There is reason for optimism in 2010, he said.
"Prices are a little better and we've seen a lot of hedging by producers, so you have cash flow certainty at a higher base," said Theal. "The cost structure has come down and, I think, with the extension of royalty incentives in Alberta and what I think is very strong language on dramatic change on the royalty framework, the sooner that comes, the more confidence industry has in investing in multi-year plays."
Jerry Bellikka, spokesman for recently appointed Energy Minister Ron Liepert, said the minister is catching up on the energy file and expects to receive the competitiveness review report in a couple of weeks.
Some 10,000 to 15,000 jobs are estimated to have been lost last year by the members of the Petroleum Services Association of Canada.
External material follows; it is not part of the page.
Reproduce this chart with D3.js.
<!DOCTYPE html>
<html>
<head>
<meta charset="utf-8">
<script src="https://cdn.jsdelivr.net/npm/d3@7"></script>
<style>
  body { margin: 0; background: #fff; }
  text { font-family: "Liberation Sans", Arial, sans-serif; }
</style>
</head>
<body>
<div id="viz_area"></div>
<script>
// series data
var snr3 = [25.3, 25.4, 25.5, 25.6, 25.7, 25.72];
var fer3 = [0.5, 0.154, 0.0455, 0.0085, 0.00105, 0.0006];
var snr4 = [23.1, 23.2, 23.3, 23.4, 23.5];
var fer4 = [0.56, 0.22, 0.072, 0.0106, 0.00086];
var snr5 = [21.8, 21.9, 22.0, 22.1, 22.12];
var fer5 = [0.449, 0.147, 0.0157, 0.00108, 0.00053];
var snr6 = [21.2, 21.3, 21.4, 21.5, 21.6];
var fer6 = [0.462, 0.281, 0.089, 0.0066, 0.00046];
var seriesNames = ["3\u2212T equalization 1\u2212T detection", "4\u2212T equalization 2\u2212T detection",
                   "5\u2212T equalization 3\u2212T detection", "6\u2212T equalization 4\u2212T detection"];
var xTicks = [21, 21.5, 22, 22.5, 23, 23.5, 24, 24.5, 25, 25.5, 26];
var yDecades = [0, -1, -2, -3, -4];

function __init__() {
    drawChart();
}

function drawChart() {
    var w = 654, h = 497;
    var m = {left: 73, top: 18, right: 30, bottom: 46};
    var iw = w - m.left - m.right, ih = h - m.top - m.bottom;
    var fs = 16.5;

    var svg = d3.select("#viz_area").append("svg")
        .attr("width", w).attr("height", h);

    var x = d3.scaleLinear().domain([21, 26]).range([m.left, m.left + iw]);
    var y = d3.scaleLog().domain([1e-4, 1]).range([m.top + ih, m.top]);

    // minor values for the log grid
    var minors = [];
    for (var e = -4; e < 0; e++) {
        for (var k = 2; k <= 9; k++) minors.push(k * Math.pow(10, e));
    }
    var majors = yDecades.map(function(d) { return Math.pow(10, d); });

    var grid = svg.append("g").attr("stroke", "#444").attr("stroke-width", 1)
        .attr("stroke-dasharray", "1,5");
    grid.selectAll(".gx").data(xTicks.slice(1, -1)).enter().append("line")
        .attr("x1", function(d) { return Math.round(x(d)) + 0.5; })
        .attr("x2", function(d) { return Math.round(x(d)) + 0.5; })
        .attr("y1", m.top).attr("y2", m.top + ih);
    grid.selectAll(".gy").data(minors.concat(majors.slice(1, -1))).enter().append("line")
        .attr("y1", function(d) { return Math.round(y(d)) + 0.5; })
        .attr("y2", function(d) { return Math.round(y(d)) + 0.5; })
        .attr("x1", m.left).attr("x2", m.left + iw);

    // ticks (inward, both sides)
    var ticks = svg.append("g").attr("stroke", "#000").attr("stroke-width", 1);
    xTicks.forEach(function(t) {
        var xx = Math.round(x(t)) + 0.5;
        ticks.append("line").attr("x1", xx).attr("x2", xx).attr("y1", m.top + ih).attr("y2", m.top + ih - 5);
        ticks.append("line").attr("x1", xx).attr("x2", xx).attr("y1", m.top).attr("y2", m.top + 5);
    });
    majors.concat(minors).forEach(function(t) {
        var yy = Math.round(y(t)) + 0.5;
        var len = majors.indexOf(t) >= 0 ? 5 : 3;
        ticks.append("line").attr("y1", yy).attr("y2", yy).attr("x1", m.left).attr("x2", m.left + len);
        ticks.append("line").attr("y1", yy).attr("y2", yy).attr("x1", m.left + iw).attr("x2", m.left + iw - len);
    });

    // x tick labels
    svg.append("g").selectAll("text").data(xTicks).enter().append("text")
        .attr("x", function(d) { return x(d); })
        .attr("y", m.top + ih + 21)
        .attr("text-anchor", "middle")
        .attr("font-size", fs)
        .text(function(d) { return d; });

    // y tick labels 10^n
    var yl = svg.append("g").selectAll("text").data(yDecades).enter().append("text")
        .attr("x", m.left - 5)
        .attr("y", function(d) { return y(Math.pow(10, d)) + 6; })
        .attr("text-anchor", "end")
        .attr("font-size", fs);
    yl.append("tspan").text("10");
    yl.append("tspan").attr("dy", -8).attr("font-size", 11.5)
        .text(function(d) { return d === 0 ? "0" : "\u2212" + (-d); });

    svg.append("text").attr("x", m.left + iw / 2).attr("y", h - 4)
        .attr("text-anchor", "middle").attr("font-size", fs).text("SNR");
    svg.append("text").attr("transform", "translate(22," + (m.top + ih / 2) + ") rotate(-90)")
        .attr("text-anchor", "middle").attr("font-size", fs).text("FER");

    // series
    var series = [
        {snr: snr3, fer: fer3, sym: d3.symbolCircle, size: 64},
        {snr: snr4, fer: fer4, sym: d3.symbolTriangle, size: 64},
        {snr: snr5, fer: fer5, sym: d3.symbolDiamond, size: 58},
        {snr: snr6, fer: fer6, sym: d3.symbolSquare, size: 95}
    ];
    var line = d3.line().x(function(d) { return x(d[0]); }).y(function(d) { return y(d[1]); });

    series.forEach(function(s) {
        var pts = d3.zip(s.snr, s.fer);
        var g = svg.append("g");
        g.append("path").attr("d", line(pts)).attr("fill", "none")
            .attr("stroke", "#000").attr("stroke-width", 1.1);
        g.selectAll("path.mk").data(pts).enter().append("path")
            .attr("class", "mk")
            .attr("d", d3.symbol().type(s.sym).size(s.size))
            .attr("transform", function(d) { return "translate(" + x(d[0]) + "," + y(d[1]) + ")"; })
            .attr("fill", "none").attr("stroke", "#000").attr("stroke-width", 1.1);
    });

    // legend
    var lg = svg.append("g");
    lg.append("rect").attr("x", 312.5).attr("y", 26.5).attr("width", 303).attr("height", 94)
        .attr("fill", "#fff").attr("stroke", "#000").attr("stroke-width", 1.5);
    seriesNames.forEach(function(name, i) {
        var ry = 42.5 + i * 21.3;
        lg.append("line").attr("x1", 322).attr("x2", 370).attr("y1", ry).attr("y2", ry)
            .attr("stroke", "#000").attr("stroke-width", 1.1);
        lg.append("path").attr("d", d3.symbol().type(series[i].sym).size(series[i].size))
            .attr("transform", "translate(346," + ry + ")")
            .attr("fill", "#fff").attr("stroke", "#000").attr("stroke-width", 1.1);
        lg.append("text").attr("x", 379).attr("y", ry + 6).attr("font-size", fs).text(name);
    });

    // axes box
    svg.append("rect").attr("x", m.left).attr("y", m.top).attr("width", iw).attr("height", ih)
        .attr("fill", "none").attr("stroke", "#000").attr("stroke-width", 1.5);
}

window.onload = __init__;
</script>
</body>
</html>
"It was a very challenging year full of layoffs and various cutbacks in work allocation time for those fortunate enough to keep their jobs," association president Roger Soucy said Friday.
"And it wasn't until the very end of the year that we saw an uptick in activity, which has continued so far this month."
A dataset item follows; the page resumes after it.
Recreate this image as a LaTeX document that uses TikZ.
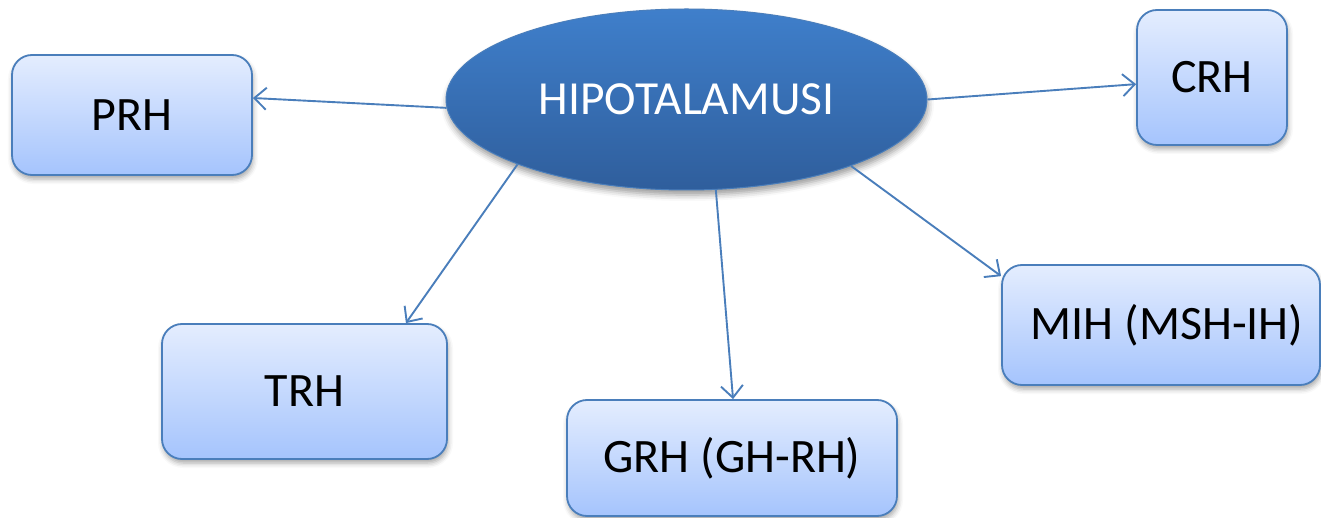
\documentclass[tikz,border=0pt]{standalone}
\usepackage{fontspec}
\setmainfont{Carlito}
\usetikzlibrary{arrows.meta,shapes.geometric,shadows.blur}
\definecolor{edge}{HTML}{4A7EBB}
\definecolor{boxtop}{HTML}{E4EDFE}
\definecolor{boxbot}{HTML}{A5C4FD}
\definecolor{elltop}{HTML}{3F7FCB}
\definecolor{ellbot}{HTML}{2F5E9C}
\begin{document}
\begin{tikzpicture}[x=1pt,y=-1pt,
  hbox/.style={draw=edge, line width=1.8pt, rounded corners=20pt,
    top color=boxtop, bottom color=boxbot, inner sep=0pt, text=black,
    font=\fontsize{48}{56}\selectfont,
    blur shadow={shadow xshift=1pt, shadow yshift=-4pt, shadow blur radius=5pt, shadow opacity=35}},
  hub/.style={ellipse, draw=edge, line width=1pt, top color=elltop, bottom color=ellbot,
    inner sep=0pt, text=white, font=\fontsize{47.5}{56}\selectfont,
    blur shadow={shadow xshift=1pt, shadow yshift=-5pt, shadow blur radius=6pt, shadow opacity=40}},
  conn/.style={draw=edge, line width=1.9pt, -{Straight Barb[length=12pt,width=22pt,line width=1.9pt]}}
]
\useasboundingbox (0,0) rectangle (1321,518);
\clip (0,0) rectangle (1321,518);
\node[hub, minimum width=481pt, minimum height=181pt] (hyp) at (686.5,99.5) {HIPOTALAMUSI};
\node[hbox, minimum width=240pt, minimum height=120pt] (prh) at (132,115) {PRH};
\node[hbox, minimum width=150pt, minimum height=135pt] (crh) at (1212,77.5) {CRH};
\node[hbox, minimum width=285pt, minimum height=135pt] (trh) at (304.5,391.5) {TRH};
\node[hbox, minimum width=330pt, minimum height=116pt] (grh) at (732,458) {GRH (GH-RH)};
\node[hbox, minimum width=318pt, minimum height=120pt] (mih) at (1161,325) {\hspace*{12pt}MIH (MSH-IH)};
\draw[conn] (hyp.182.5) -- (prh.8);
\draw[conn] (hyp.0) -- (crh.185);
\draw[conn] (hyp.201) -- (trh.34);
\draw[conn] (hyp.288.6) -- (grh.89);
\draw[conn] (hyp.338.8) -- (mih.163.9);
\end{tikzpicture}
\end{document}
He said the association's October forecast of 8,000 wells in 2010 will be revised "slightly" higher at its quarterly update next week.
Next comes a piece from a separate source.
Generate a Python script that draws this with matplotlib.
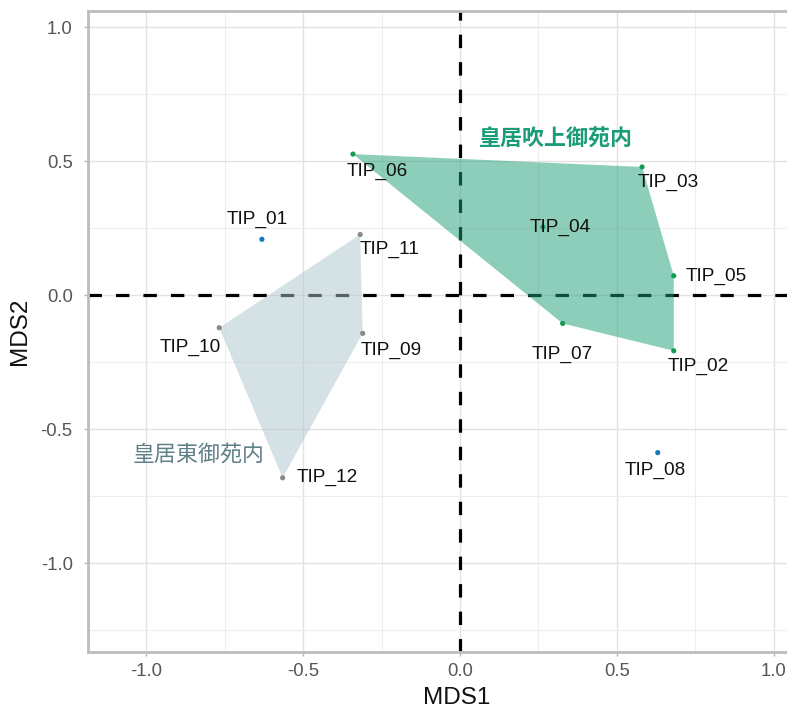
import matplotlib
matplotlib.use("Agg")
import matplotlib.pyplot as plt
from matplotlib.patches import Polygon
import numpy as np

# ---------------- data ----------------
sites = ["TIP_01", "TIP_02", "TIP_03", "TIP_04", "TIP_05", "TIP_06",
         "TIP_07", "TIP_08", "TIP_09", "TIP_10", "TIP_11", "TIP_12"]
mds1 = [-0.631, 0.681, 0.580, 0.264, 0.681, -0.341,
        0.327, 0.630, -0.310, -0.767, -0.318, -0.565]
mds2 = [0.208, -0.208, 0.478, 0.254, 0.072, 0.526,
        -0.106, -0.588, -0.143, -0.122, 0.226, -0.682]
group = ["other", "fukiage", "fukiage", "fukiage", "fukiage", "fukiage",
         "fukiage", "other", "higashi", "higashi", "higashi", "higashi"]
group_names = {"fukiage": "皇居吹上御苑内", "higashi": "皇居東御苑内"}

# ---------------- style / layout ----------------
point_colors = {"fukiage": "#169b57", "higashi": "#8a8a8a", "other": "#137ab8"}
hull_colors = {"fukiage": "#1b9e77", "higashi": "#abc6cf"}
group_text_colors = {"fukiage": "#1a9c78", "higashi": "#5f7f86"}
group_text_pos = {"fukiage": (0.306, 0.582), "higashi": (-0.831, -0.597)}
group_text_weight = {"fukiage": "bold", "higashi": "normal"}
label_offsets = {  # pixels
    "TIP_01": (-5, 20), "TIP_02": (24, -16), "TIP_03": (26, -15),
    "TIP_04": (17, 0), "TIP_05": (42, -1), "TIP_06": (24, -17),
    "TIP_07": (0, -31), "TIP_08": (-2, -18), "TIP_09": (29, -17),
    "TIP_10": (-29, -20), "TIP_11": (29, -15), "TIP_12": (45, 0),
}

LATIN = ["Liberation Sans", "DejaVu Sans"]
CJK = ["Noto Sans CJK JP", "DejaVu Sans"]
plt.rcParams["font.family"] = LATIN


def convex_hull(pts):
    pts = sorted(set(pts))
    if len(pts) <= 2:
        return pts

    def cross(o, a, b):
        return (a[0] - o[0]) * (b[1] - o[1]) - (a[1] - o[1]) * (b[0] - o[0])

    lower, upper = [], []
    for p in pts:
        while len(lower) >= 2 and cross(lower[-2], lower[-1], p) <= 0:
            lower.pop()
        lower.append(p)
    for p in reversed(pts):
        while len(upper) >= 2 and cross(upper[-2], upper[-1], p) <= 0:
            upper.pop()
        upper.append(p)
    return lower[:-1] + upper[:-1]


W, H = 787, 710
fig = plt.figure(figsize=(W / 100, H / 100), dpi=100)
left_px, right_px, top_px, bot_px = 88, 826, 11, 652
ax = fig.add_axes([left_px / W, 1 - bot_px / H,
                   (right_px - left_px) / W, (bot_px - top_px) / H])

ax.set_xlim(-1.185, 1.166)
ax.set_ylim(-1.332, 1.060)

# grid
ax.set_xticks([-1.0, -0.5, 0.0, 0.5, 1.0])
ax.set_yticks([-1.0, -0.5, 0.0, 0.5, 1.0])
ax.set_xticks([-0.75, -0.25, 0.25, 0.75], minor=True)
ax.set_yticks([-1.25, -0.75, -0.25, 0.25, 0.75], minor=True)
ax.grid(True, which="major", color="#e6e1e1", linewidth=1.0, zorder=0)
ax.grid(True, which="minor", color="#f1eded", linewidth=0.8, zorder=0)
ax.set_axisbelow(True)
ax.set_xticklabels(["-1.0", "-0.5", "0.0", "0.5", "1.0"])
ax.set_yticklabels(["-1.0", "-0.5", "0.0", "0.5", "1.0"])
ax.tick_params(which="major", length=3, width=1, color="#b5b5b5",
               labelsize=13.3, labelcolor="#5a5454")
ax.tick_params(axis="x", pad=5)
ax.tick_params(axis="y", pad=8)
ax.tick_params(which="minor", length=0)

for side in ["left", "bottom", "top", "right"]:
    ax.spines[side].set_color("#bdbdbd")
    ax.spines[side].set_linewidth(2.0)

# reference lines
ax.axhline(0, color="black", linewidth=2.3, dashes=(4.2, 4.4), zorder=2)
ax.axvline(0, color="black", linewidth=2.3, dashes=(4.2, 4.4), zorder=2)

# hulls
for g in ["fukiage", "higashi"]:
    pts = [(x, y) for x, y, gg in zip(mds1, mds2, group) if gg == g]
    hull = convex_hull(pts)
    poly = Polygon(hull, closed=True, facecolor=hull_colors[g], alpha=0.5,
                   edgecolor="none", zorder=3)
    ax.add_patch(poly)
    tx, ty = group_text_pos[g]
    ax.text(tx, ty, group_names[g], family=CJK, fontsize=15.8,
            fontweight=group_text_weight[g], color=group_text_colors[g],
            ha="center", va="center", zorder=6)

# points
for name, x, y, g in zip(sites, mds1, mds2, group):
    ax.scatter([x], [y], s=14, color=point_colors[g],
               zorder=2.5 if name == "TIP_04" else 4, edgecolors="none")

# labels
for name, x, y in zip(sites, mds1, mds2):
    dx, dy = label_offsets[name]
    ax.annotate(name, (x, y), xytext=(dx, dy), textcoords="offset pixels",
                ha="center", va="center", fontsize=13.7, color="#111111",
                zorder=6)

ax.set_xlabel("MDS1", fontsize=17.5, color="#111111", labelpad=5)
ax.set_ylabel("MDS2", fontsize=17.5, color="#111111", labelpad=7)

fig.savefig("out.png", dpi=100)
Investment bank Peters & Co. recently updated its 2010 forecast to 11,000 wells in Western Canada and this week estimated the 2011 well count will reach 12,500.
In a report, it said that higher forward strip commodity prices point to a modest increase in wells, a trend that began late last year.
"These higher activity levels have now spilled over into early 2010," it states in a report. "Additionally, a significant improvement in investor sentiment, demonstrated by the number of equity issuances over the past quarter, has helped to increase 2010 operator capital spending levels."
The bank said it has increased its total 2010 Western Canadian Sedimentary Basin drill, case and complete expenditures estimate to $15.8 billion this year, with an average well cost of $1.43 million. In 2011, it forecasts $18.5 billion total and an average well cost of $1.48 million.
The association gets its well count number from the Calgary-based publication Daily Oil Bulletin, which reported this week that oil drilling accounted for some 3,800 wells (about 35 per cent below 2008 levels) in 2009, while gas drilling plunged 61 per cent to about 3,900 wells.
In December, 967 wells were drilled, a 23 per cent decline from the previous year when 1,255 wells were rig-released.
Record average depths per well (1,517 metres) resulted in metres drilled falling only 13 per cent from last year to 1.48 million metres (still the lowest since 2001).
Alberta's 2009 well count fell 50.4 per cent to 5,802 wells from 11,687 a year earlier, while Saskatchewan operators rig-released 1,761 wells, 56 per cent lower, and B.C. was down nearly 34 per cent to 563 wells.
The Bulletin said the Alberta area that suffered the least in 2009 was the northeast, where metres drilled fell only 4.6 per cent.
Well completions (reported when the well is connected to the gathering system) from operators and governments totalled 9,392 in 2009 compared with 20,791 in 2008.
A little over 56 per cent of the reported completions, which include wells drilled in prior years, were gas wells. Oil completions amounted to 3,190 wells, while 756 wells were listed as dry holes.
In its report, Peters said it expects the number of multi-stage horizontal wells drilled in Western Canada to grow to about 16 per cent of all gas wells this year, compared with seven per cent in 2009.
As a result, the average time to drill a well will rise from 10.8 days in 2010 to 11.2 in 2011, it says.
Peters assumes an average 2010 Edmonton Par oil price of $83.14 per barrel and an average AECO-C natural gas price of $5.68 per thousand cubic feet, rising to $88.55 and $6.10 in 2011.
The western Canadian drilling fleet utilization rate is expected to grow from 40 per cent this year to 45 per cent in 2011, Peters said.
The association figures fleet utilization this year will come in at about 27 per cent, a slight increase from 25 per cent in 2009 and a big drop-off from 40 per cent in 2008.